Question

In my example code below, I want to produce an indication of whether a predefined list of numbers either matches or does not match an iterable that I'm looping through. This is a simplified example of my problem.

Unfortunately my code below does not do what I'm expecting, and probably I'm missing something simple.
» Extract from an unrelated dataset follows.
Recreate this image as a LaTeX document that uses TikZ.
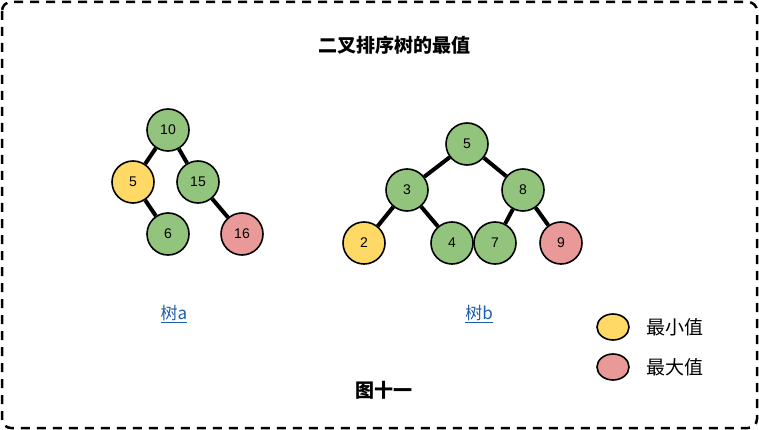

In my real application this is done with extremely large 1 dimensional arrays with varied output, but this demonstrates it in a simple text way that is easy to reproduce.

Maybe I should also add that I'm using Python 2.7.5.

match = [1, 3, 4]
volumes=10

def vector_covariates(match, volumes):
    for i in range(volumes):
        if i == match:
            print "[*]"
        else:
            print "[ ]" 

vector_covariates(match, volumes)

When run, it outputs:

 [ ]
 [ ]
 [ ]
 [ ]
 [ ]
 [ ]
 [ ]
 [ ]
 [ ]
 [ ] 

Whereas the "correct" output should be

 [*]
 [ ]
 [*]
 [*]
 [ ]
 [ ]
 [ ]
 [ ]
 [ ]
 [ ]
Was it helpful?

Solution

Use in not ==:

if i in match:

As it is, you're checking the value of i (a number) to a list, and those two are not going to be the same!

OTHER TIPS

i is a int value, while match is a list. They will never equal to each other.

use in instead of == like this:

if i in match:
    print "[*]"

You're comparing the integer i against the list match. Of course they're not equal. Try using in.